-- Listed entries --
——————

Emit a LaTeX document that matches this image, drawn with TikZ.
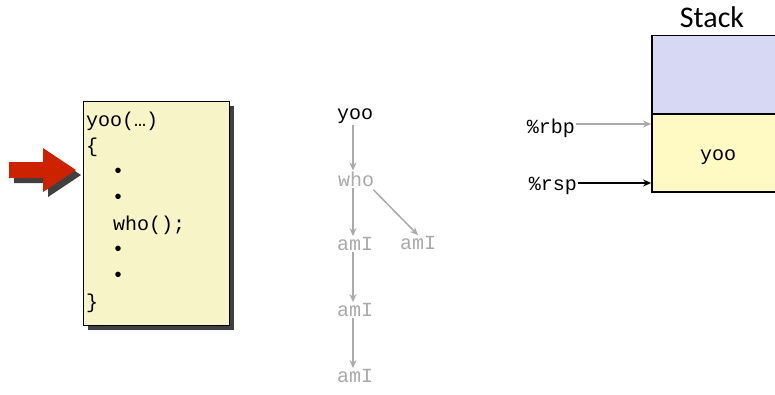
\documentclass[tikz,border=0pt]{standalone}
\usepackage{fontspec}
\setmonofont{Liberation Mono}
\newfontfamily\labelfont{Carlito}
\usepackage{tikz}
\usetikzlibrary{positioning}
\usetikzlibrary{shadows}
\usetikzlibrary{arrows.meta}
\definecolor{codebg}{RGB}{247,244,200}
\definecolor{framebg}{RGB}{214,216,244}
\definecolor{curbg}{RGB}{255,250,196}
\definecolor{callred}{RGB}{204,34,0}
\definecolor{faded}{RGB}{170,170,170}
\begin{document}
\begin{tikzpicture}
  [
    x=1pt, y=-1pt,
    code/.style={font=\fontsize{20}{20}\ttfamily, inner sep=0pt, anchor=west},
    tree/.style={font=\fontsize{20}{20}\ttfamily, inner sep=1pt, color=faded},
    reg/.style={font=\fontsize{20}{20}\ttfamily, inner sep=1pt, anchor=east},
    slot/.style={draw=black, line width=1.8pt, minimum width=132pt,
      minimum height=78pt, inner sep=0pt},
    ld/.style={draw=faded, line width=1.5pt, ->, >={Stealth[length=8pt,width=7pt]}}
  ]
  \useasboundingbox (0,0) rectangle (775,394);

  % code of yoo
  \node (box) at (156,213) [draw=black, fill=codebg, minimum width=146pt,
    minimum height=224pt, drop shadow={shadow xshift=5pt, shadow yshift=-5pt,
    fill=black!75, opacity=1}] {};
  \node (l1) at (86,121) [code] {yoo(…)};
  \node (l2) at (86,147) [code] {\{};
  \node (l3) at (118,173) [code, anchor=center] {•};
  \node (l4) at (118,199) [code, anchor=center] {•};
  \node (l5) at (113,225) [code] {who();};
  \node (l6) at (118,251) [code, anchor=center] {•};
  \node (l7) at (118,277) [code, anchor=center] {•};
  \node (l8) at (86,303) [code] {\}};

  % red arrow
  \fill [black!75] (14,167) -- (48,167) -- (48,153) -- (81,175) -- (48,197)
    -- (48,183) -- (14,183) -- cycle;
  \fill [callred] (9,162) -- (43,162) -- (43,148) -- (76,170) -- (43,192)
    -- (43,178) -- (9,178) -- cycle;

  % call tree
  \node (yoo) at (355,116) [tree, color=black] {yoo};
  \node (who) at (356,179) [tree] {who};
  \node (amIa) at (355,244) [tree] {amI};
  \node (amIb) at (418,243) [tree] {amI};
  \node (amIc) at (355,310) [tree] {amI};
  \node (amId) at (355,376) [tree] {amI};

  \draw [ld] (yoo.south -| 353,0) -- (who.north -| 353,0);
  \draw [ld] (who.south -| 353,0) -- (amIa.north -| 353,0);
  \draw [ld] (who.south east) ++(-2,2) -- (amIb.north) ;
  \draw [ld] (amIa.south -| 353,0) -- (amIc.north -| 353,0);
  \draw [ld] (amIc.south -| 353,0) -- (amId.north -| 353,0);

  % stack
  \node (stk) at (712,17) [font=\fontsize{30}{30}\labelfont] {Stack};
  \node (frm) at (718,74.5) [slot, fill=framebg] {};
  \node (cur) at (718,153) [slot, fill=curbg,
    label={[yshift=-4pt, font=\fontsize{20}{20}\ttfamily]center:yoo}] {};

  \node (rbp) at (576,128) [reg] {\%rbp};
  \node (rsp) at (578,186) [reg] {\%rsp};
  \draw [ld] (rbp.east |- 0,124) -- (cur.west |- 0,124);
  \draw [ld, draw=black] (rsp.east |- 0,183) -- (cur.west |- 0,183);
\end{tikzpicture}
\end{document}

——————

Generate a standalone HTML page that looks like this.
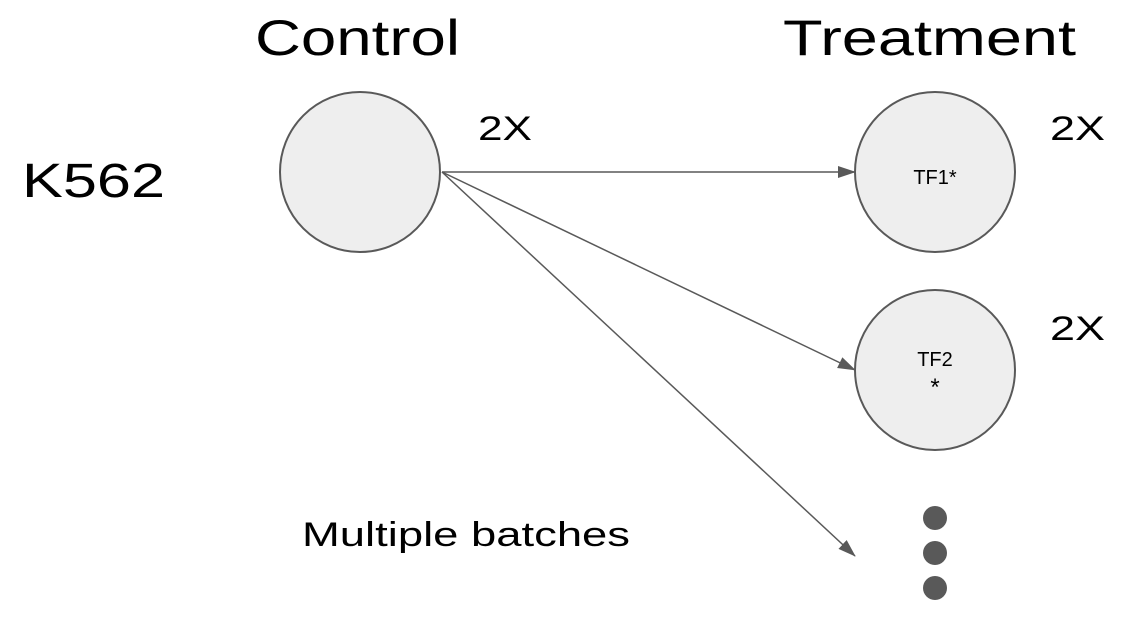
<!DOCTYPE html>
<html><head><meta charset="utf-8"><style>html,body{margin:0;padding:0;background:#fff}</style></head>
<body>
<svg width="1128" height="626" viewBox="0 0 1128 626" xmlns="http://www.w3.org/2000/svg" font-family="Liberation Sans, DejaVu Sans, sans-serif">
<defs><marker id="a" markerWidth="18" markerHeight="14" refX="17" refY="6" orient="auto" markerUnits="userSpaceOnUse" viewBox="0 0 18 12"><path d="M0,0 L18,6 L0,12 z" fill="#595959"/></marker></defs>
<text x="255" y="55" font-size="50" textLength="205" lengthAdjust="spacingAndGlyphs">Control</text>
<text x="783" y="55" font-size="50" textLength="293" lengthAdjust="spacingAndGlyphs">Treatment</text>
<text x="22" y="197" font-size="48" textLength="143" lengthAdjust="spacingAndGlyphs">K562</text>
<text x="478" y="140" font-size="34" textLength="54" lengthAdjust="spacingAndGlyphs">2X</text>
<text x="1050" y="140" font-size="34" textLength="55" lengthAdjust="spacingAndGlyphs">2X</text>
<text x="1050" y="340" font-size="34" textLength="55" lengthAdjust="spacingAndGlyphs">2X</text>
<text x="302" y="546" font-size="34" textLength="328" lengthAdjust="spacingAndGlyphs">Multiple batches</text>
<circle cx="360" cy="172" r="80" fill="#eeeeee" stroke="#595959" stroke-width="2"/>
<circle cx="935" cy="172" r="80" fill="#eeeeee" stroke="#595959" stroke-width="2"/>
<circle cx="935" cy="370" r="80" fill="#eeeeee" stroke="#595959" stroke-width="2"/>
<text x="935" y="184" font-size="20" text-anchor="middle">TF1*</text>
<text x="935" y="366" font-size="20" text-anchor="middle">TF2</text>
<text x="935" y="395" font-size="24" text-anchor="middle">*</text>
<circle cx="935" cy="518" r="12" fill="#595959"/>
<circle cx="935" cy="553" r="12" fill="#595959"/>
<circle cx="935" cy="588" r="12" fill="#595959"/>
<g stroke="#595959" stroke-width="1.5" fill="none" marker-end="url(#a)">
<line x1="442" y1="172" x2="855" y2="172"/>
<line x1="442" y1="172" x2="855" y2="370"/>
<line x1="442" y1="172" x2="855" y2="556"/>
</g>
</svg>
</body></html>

——————

-- Work instructions --
Return exactly the lines from the one with "Emit a LaTeX" to the one with "(amId) at (355,376)", both ends kept, and only those. Images are left out.

-- Task result --
Emit a LaTeX document that matches this image, drawn with TikZ.
\documentclass[tikz,border=0pt]{standalone}
\usepackage{fontspec}
\setmonofont{Liberation Mono}
\newfontfamily\labelfont{Carlito}
\usepackage{tikz}
\usetikzlibrary{positioning}
\usetikzlibrary{shadows}
\usetikzlibrary{arrows.meta}
\definecolor{codebg}{RGB}{247,244,200}
\definecolor{framebg}{RGB}{214,216,244}
\definecolor{curbg}{RGB}{255,250,196}
\definecolor{callred}{RGB}{204,34,0}
\definecolor{faded}{RGB}{170,170,170}
\begin{document}
\begin{tikzpicture}
  [
    x=1pt, y=-1pt,
    code/.style={font=\fontsize{20}{20}\ttfamily, inner sep=0pt, anchor=west},
    tree/.style={font=\fontsize{20}{20}\ttfamily, inner sep=1pt, color=faded},
    reg/.style={font=\fontsize{20}{20}\ttfamily, inner sep=1pt, anchor=east},
    slot/.style={draw=black, line width=1.8pt, minimum width=132pt,
      minimum height=78pt, inner sep=0pt},
    ld/.style={draw=faded, line width=1.5pt, ->, >={Stealth[length=8pt,width=7pt]}}
  ]
  \useasboundingbox (0,0) rectangle (775,394);

  % code of yoo
  \node (box) at (156,213) [draw=black, fill=codebg, minimum width=146pt,
    minimum height=224pt, drop shadow={shadow xshift=5pt, shadow yshift=-5pt,
    fill=black!75, opacity=1}] {};
  \node (l1) at (86,121) [code] {yoo(…)};
  \node (l2) at (86,147) [code] {\{};
  \node (l3) at (118,173) [code, anchor=center] {•};
  \node (l4) at (118,199) [code, anchor=center] {•};
  \node (l5) at (113,225) [code] {who();};
  \node (l6) at (118,251) [code, anchor=center] {•};
  \node (l7) at (118,277) [code, anchor=center] {•};
  \node (l8) at (86,303) [code] {\}};

  % red arrow
  \fill [black!75] (14,167) -- (48,167) -- (48,153) -- (81,175) -- (48,197)
    -- (48,183) -- (14,183) -- cycle;
  \fill [callred] (9,162) -- (43,162) -- (43,148) -- (76,170) -- (43,192)
    -- (43,178) -- (9,178) -- cycle;

  % call tree
  \node (yoo) at (355,116) [tree, color=black] {yoo};
  \node (who) at (356,179) [tree] {who};
  \node (amIa) at (355,244) [tree] {amI};
  \node (amIb) at (418,243) [tree] {amI};
  \node (amIc) at (355,310) [tree] {amI};
  \node (amId) at (355,376) [tree] {amI};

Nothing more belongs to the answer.